Prior to making any detailed statement, the responsible Federal official shall consult with and obtain the comments of any Federal agency which has jurisdiction by law or special expertise with respect to any environmental impact involved.Copies of such statement and the comments and views of the appropriate Federal, State, and local agencies, which are authorized to develop and enforce environmental standards, shall be made available to the President, the Council on Environmental Quality and to the public as provided by section 552 of Title 5, and shall accompany the proposal through the existing agency review processes; . . .

11. Compare Environmental Defense Fund v. Corps of Engineers, 325 F. Supp. 749, 759 (E.D.Ark.1971).

12. Compare Environmental Defense Fund v. Corps of Engineers, 325 F. Supp. 749, 759 (E.D.Ark.1971).

13. Cf., Rule 56(f), Fed.R.Civ.Pro., Berne Street Enterprises, Inc. v. American Export Isbrandtsen Co., Inc., 289 F. Supp. 195 (S.D.N.Y. 1968), 6 Moores' Federal Practice, § 56.24.

14. We do not here decide that the statement is inadequate, but only that the district court is not to foreclose an opportunity to plaintiffs to make their submission on this point.

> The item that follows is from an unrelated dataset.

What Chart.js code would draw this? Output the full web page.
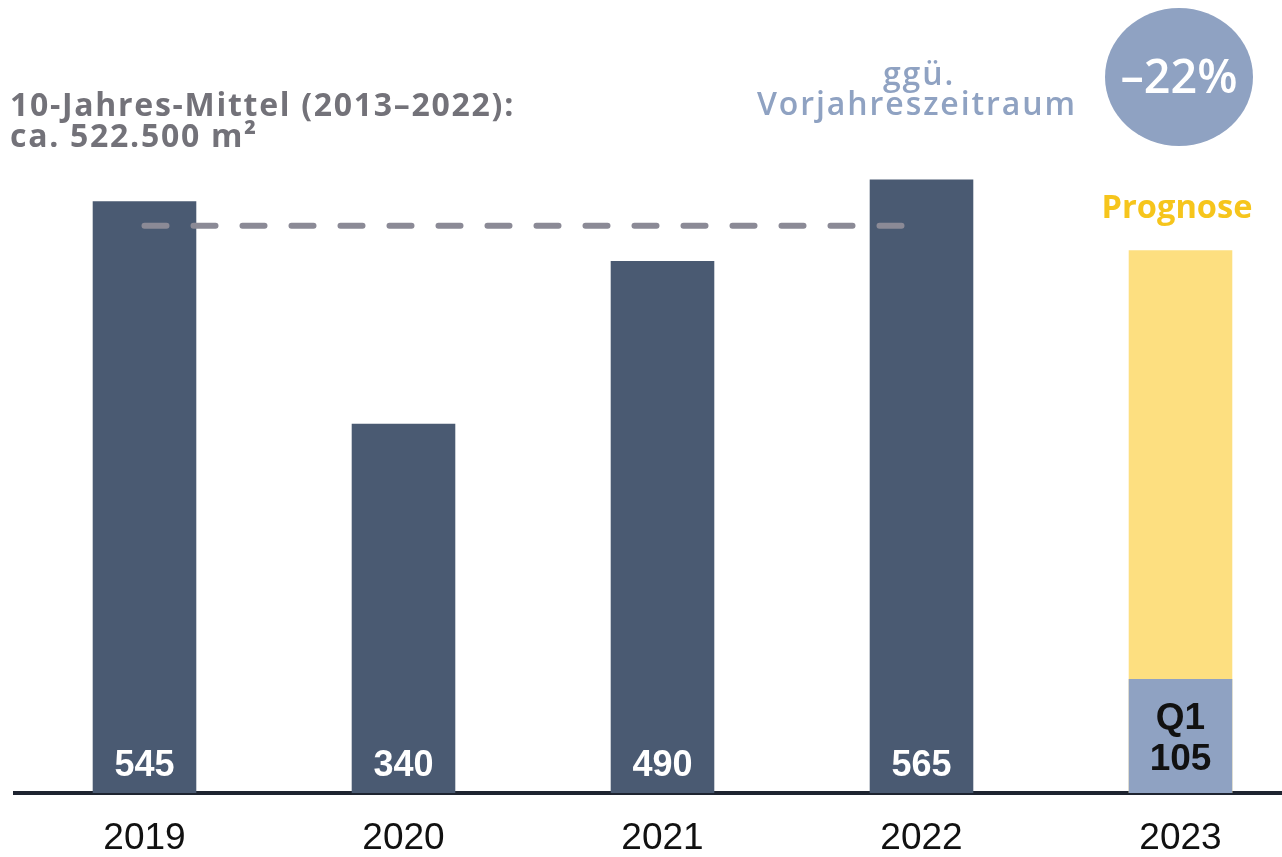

15. 42 U.S.C. 4332 (1970).

16. We do not consider whether the court may decline to order the release of agency comments on the ground that they are not so related to the impact statement as to require their inclusion therein, or on the ground that they are exempt from public disclosure by virtue of exemptions set forth in the Freedom of Information Act, 5 U.S.C. 552 (1970), which should be transported into NEPA. No such grounds were presented to us at this time, and accordingly we express no opinion thereon.

17. Since defendants stated that the test would not take place without ample notice to the plaintiffs, we see no need to consider whether or not to issue a setay pendente lite. If the need arises, the question of a stay may, of course, be addressed to the district court.